There is one significant difference between eikster.com's properties and ours -- their
schema provides a Release
class, to which the properties apply. Looking back at
the RSS 1.0 example, we have our product
and version
applied to an
RSS item
-- the resource on the left-hand side of the triples is an item, on
the right-hand side we have a string literal. We can use RDF Schema to say we want
the
domain (left-hand side) of our properties to be instances of item
and the range
(right-hand side) to be literals. Note that the domain and range are primarily
descriptive, they don't in themselves offer any real constraint as found in WXS.
It's up to applications to interpret this as they wish (true constraints can be added
using
the Web Ontology Language OWL).
A few more things that are easy to add to the schema and are likely to be useful are human-readable labels and comments for each property and references to their definition. Including a reference to the definition might seem a little redundant in part of the definition itself, but the statements in an RDF Schema may be used outside of their original context.
<rdf:RDF
xmlns:rdf="http://www.w3.org/1999/02/22-rdf-syntax-ns#"
xmlns:rdfs="http://www.w3.org/2000/01/rdf-schema#">
<rdf:Property rdf:about="http://supersemantics.com/ns/release/product">
<rdfs:label>Product Name</rdfs:label>
<rdfs:comment>The official name of a software package</rdfs:comment>
<rdfs:subPropertyOf rdf:resource="http://eikster.com/2003/release#name" />
<rdfs:domain rdf:resource="http://purl.org/dc/elements/1.1/item"/>
<rdfs:range rdf:resource="http://www.w3.org/2000/01/rdf-schema#Literal"/>
<rdfs:isDefinedBy rdf:resource="http://supersemantics.com/ns/release"/>
</rdf:Property> <rdf:Property rdf:about=""http://supersemantics.com/ns/release/version">
<rdfs:label>Release Version</rdfs:label>
<rdfs:comment>The release version of a software package, given in major.minor format, e.g. 2.3</rdfs:comment>
<rdfs:subPropertyOf rdf:resource="http://eikster.com/2003/release#version" />
<rdfs:domain rdf:resource="http://purl.org/dc/elements/1.1/item"/>
<rdfs:range rdf:resource="http://www.w3.org/2000/01/rdf-schema#Literal"/>
<rdfs:isDefinedBy rdf:resource="http://supersemantics.com/ns/release"/>
</rdf:Property>
</rdf:RDF>
Together with this schema, RDF Schema-aware software that understands eikster.com's
Release
classes will also be able to understand our RSS items
,
as we have defined how they relate.
Bringing RSS 2.0 to the Party
There are various reasons, substantially matters of personal preference, why some may prefer an RSS 2.0 format.
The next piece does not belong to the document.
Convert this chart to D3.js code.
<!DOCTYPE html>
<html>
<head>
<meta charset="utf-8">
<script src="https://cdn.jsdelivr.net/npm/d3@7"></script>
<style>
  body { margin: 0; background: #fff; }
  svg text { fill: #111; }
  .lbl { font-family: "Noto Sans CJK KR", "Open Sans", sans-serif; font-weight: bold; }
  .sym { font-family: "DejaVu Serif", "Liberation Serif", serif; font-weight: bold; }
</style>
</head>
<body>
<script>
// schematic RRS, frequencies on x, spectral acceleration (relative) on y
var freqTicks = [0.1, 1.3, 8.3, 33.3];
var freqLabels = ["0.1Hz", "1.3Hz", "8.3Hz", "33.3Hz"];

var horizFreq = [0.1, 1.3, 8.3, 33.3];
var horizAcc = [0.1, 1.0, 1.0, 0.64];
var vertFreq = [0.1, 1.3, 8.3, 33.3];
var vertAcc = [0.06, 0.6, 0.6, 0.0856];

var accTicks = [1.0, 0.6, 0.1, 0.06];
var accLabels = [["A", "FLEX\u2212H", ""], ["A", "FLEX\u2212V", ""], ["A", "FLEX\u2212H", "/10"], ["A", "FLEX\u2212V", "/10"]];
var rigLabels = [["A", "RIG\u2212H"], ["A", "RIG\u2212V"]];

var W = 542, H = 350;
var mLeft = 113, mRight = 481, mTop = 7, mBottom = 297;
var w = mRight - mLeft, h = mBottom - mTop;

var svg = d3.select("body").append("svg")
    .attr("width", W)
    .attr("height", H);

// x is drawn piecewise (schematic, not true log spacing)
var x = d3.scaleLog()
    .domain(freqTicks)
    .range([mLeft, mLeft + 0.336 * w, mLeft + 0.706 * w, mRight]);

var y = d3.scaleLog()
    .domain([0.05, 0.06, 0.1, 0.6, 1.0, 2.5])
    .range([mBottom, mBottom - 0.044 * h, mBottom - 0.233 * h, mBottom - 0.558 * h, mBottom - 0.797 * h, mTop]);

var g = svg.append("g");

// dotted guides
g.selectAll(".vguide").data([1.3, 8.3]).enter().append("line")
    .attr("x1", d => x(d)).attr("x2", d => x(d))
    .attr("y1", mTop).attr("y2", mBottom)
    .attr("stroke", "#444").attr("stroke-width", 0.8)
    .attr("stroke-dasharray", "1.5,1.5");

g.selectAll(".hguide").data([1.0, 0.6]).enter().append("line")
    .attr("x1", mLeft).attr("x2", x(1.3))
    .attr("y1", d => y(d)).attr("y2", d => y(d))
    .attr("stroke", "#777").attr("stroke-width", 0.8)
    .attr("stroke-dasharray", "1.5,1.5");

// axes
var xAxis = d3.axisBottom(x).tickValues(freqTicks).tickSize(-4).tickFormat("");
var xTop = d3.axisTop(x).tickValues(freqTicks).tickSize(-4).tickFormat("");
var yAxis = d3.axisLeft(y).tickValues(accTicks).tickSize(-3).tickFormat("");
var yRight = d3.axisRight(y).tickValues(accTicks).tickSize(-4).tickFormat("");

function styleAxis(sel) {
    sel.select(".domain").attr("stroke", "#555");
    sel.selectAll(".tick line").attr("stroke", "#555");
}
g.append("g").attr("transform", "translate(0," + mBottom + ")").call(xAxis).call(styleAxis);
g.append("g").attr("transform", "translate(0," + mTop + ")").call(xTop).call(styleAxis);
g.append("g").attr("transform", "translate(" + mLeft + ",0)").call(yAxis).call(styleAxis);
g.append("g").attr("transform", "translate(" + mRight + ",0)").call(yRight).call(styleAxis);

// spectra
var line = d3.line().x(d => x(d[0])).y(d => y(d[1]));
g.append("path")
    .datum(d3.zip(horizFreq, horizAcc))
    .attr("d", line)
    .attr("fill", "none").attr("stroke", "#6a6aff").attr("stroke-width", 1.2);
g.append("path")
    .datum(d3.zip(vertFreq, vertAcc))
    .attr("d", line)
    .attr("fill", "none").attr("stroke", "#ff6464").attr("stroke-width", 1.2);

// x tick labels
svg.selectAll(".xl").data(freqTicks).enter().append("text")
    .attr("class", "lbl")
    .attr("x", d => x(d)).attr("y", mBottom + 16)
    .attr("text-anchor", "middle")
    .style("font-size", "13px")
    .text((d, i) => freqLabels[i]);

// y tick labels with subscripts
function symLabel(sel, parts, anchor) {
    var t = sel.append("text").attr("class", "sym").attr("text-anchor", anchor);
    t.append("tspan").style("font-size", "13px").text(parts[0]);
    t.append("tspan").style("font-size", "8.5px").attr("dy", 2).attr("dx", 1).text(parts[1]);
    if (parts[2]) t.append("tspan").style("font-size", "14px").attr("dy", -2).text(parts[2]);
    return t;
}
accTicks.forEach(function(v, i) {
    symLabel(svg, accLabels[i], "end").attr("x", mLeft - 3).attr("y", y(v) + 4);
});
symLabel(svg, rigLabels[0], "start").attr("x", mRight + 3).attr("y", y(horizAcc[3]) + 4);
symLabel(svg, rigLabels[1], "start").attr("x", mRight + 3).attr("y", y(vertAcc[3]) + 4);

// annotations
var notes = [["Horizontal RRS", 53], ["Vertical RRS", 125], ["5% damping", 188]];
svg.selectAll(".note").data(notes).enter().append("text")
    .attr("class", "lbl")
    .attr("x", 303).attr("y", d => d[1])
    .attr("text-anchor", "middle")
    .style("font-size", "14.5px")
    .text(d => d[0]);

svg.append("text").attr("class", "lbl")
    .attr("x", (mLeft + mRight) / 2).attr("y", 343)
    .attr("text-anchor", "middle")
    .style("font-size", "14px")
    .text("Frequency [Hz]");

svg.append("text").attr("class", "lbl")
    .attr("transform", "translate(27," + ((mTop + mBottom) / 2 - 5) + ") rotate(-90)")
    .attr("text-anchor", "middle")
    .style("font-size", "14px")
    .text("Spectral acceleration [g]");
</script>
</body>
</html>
If we can map RSS 2.0 with our extension module unambiguously to the equivalent RSS 1.0 version, then what we have done is to effectively turned the XML syntax into a task-specific serialization of RDF. We can get all the semantic goodness of RDF in the simple XML packaging of RSS 2.0. This is the approach taken by my project, Simple Semantic Resolution (SSR), which is actually defined as an RSS 2.0 module. A step-by-step description, SSR-Enabling an RSS 2.0 Module, is available, but we have already looked at most of these steps already here. What we haven't done yet is defined the mapping. In SSR this is done by supplying an XSLT stylesheet that can carry out transformations of documents using our module in combination with RSS 2.0 into their RSS/RDF counterpart.
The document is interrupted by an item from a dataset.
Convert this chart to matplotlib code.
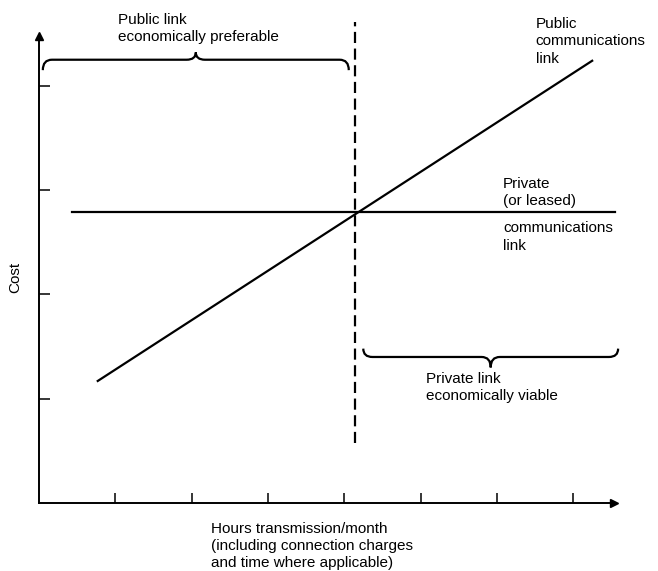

A stylesheet is available (thanks to Sjoerd Visscher) that can convert core RSS 2.0 into RSS 1.0, so all we have to do is to do the extra needed to convert our XML elements and contents into RDF properties and objects via a syntactical transformation. Which for our software release module is absolutely nothing. Sjoerd's XSLT passes through unchanged any XML that isn't recognised as RSS, and that's exactly what we want for our syntax.
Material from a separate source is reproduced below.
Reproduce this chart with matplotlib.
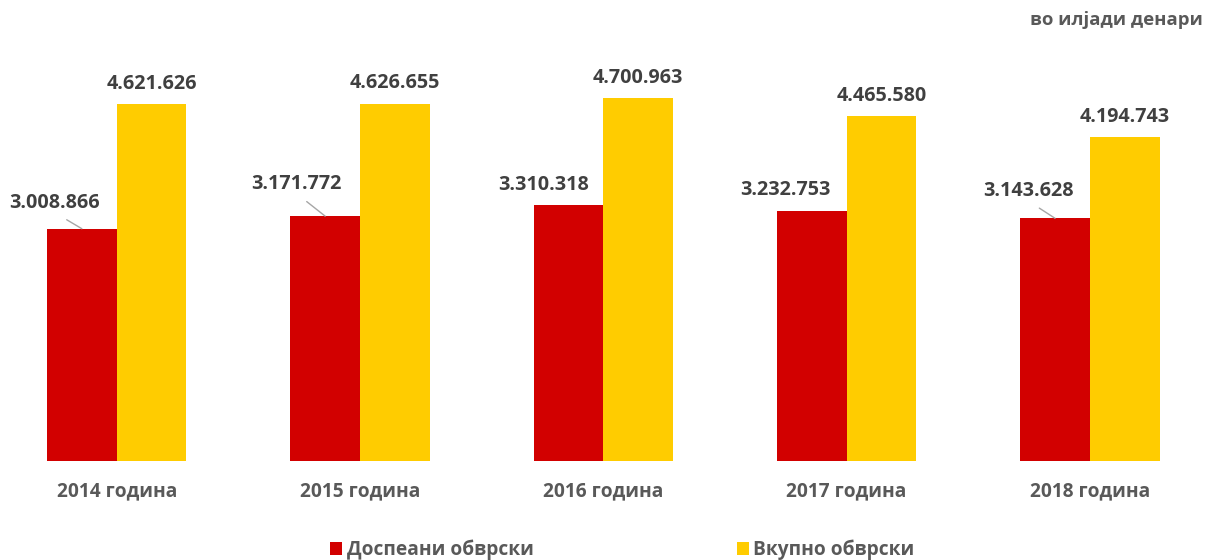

So all we have to do to give instances of our extended RSS 2.0 the RDF semantics is to use SSR to identify the transform that defines the mapping. All this takes is the insertion of an extra element into the RSS just below the root level, so our enriched RSS 2.0 will look like this:
<rss version="2.0"
xmlns:rel="http://supersemantics.com/ns/release/" xmlns:ssr="http://purl.org/stuff/ssr"> <ssr:rdf transform="http://ideagraph.net/xmlns/ssr/source/rss2rdf.xsl" /> ...
<item>
<title>New Release</title>
<pubDate>Sat, 19 Jun 2003 14:02:33 GMT+1</pubDate>
<link>http://supersemantics.com/release/2003/06/19#9</link>
<rel:product>IronBoard</rel:product>
<rel:version>2.3</rel:version>
... </rss>
A regular RSS 2.0 client can understand this, as there is no change to the core format.
Conclusion
RSS 1.0's strong point is its use of the RDF model, which enables information to be represented in a consistent fashion. This model is backed by a formal specification which provides well-defined semantics. From this point of view, RSS 1.0 becomes just another vocabulary that uses the framework. In contrast, outside of the relationships between the handful of syndication-specific terms defined in its specification, RSS 2.0 simply doesn't have a model. There's no consistent means of interpreting material from other namespaces that may appear in an RSS 2.0 document. It's a semantic void. But it doesn't have to be that way since it's relatively straightforward to map to the RDF framework and use that model.
The scope of applications is often extended, and depending on how you look at it, it's either enhancement or feature creep. Either way, it usually means diminishing returns -- the greater distance from the core domain you get, the more additional work is required for every new piece of functionality. But if you look at the web as one big application, then we can to get a lot more functionality with only a little more effort.